I suppose this is just another way of asking OA’s question: In what circumstances was the rudder trim set to full left in the first place?

I realise that’s not an excuse for missing the trim setting before taking off - if there was an indication that it was not set where it should have been - but the ATSB would have us believe that someone took it upon themselves to board the aircraft and set the rudder trim full left before the flight. Who and why? Or that it was set there at the end of the previous flight. Who and why?

It used to be that all of the holes in the Swiss cheese were considered important. I assume these days that if a pilot takes off with mis-rigged ailerons the cause of the accident will be the pilot’s failure to confirm the controls were operating in the correct sense before take off, and the reason for the mis-rigging an irrelevant bagatelle. (And before you have an attack of the vapours, connedrod: I do realise the accident aircraft in this case had been flown numerous times post-maintenance.)
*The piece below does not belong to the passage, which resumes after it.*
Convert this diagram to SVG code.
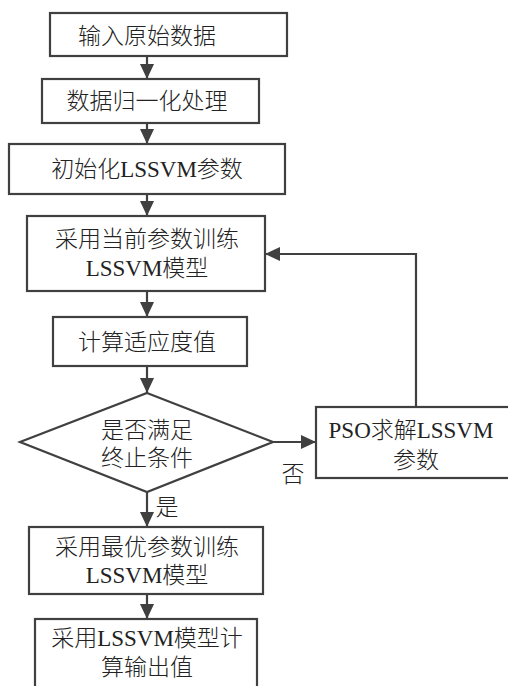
<svg xmlns="http://www.w3.org/2000/svg" width="508" height="686" viewBox="0 0 508 686">
<style>
.box{fill:#fff;stroke:#404040;stroke-width:2.2}
.ln{fill:none;stroke:#404040;stroke-width:2.2}
text{font-family:"Liberation Serif","Noto Sans CJK SC",serif;font-size:23px;font-weight:300;fill:#222;text-anchor:middle}
</style>
<defs>
<marker id="ah" markerUnits="userSpaceOnUse" markerWidth="16" markerHeight="14" refX="15" refY="7" orient="auto">
<path d="M0,0 L15,7 L0,14 Z" fill="#404040"/>
</marker>
</defs>
<rect width="508" height="686" fill="#fff"/>
<g id="connectors">
<line class="ln" x1="147" y1="56" x2="147" y2="79" marker-end="url(#ah)"/>
<line class="ln" x1="147" y1="123" x2="147" y2="144" marker-end="url(#ah)"/>
<line class="ln" x1="147" y1="194" x2="147" y2="216" marker-end="url(#ah)"/>
<line class="ln" x1="147" y1="291" x2="147" y2="317" marker-end="url(#ah)"/>
<line class="ln" x1="147" y1="366" x2="147" y2="393" marker-end="url(#ah)"/>
<line class="ln" x1="273" y1="442" x2="316" y2="442" marker-end="url(#ah)"/>
<line class="ln" x1="147" y1="492" x2="147" y2="527" marker-end="url(#ah)"/>
<line class="ln" x1="147" y1="594" x2="147" y2="619" marker-end="url(#ah)"/>
<polyline class="ln" points="416,407 416,254 265,254" marker-end="url(#ah)"/>
<text x="293" y="482">否</text>
<text x="167" y="515">是</text>
</g>
<g id="n1"><rect class="box" x="50" y="13" width="237" height="43"/><text x="147" y="44">输入原始数据</text></g>
<g id="n2"><rect class="box" x="42" y="79" width="217" height="44"/><text x="147" y="109">数据归一化处理</text></g>
<g id="n3"><rect class="box" x="9" y="144" width="276" height="50"/><text x="147" y="177">初始化LSSVM参数</text></g>
<g id="n4"><rect class="box" x="27" y="216" width="238" height="75"/><text x="147" y="247">采用当前参数训练</text><text x="147" y="276">LSSVM模型</text></g>
<g id="n5"><rect class="box" x="53" y="317" width="194" height="49"/><text x="147" y="350">计算适应度值</text></g>
<g id="n6"><polygon class="box" points="147,393 273,442 147,492 20,442"/><text x="147" y="438">是否满足</text><text x="147" y="466">终止条件</text></g>
<g id="n7"><rect class="box" x="316" y="407" width="200" height="71"/><text x="411" y="438">PSO求解LSSVM</text><text x="416" y="468">参数</text></g>
<g id="n8"><rect class="box" x="29" y="527" width="234" height="67"/><text x="147" y="555">采用最优参数训练</text><text x="147" y="583">LSSVM模型</text></g>
<g id="n9"><rect class="box" x="35" y="619" width="222" height="80"/><text x="147" y="646">采用LSSVM模型计</text><text x="147" y="675">算输出值</text></g>
</svg>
The fact is that if the ATSB’s theory is correct and the final hole in the pieces of the Swiss cheese is the pilot’s failure to set the rudder trim to the correct position, it inexorably follows that the previous hole was the trim being set to full deflection before the flight. Be good to know who and why. The subsequent litigation will do this job for ATSB.

And the gist of discussions on first world aviation discussion boards is why the aircraft wasn’t controllable and performing better if both engines were delivering full power, despite the rudder trim position and the undercarriage being down.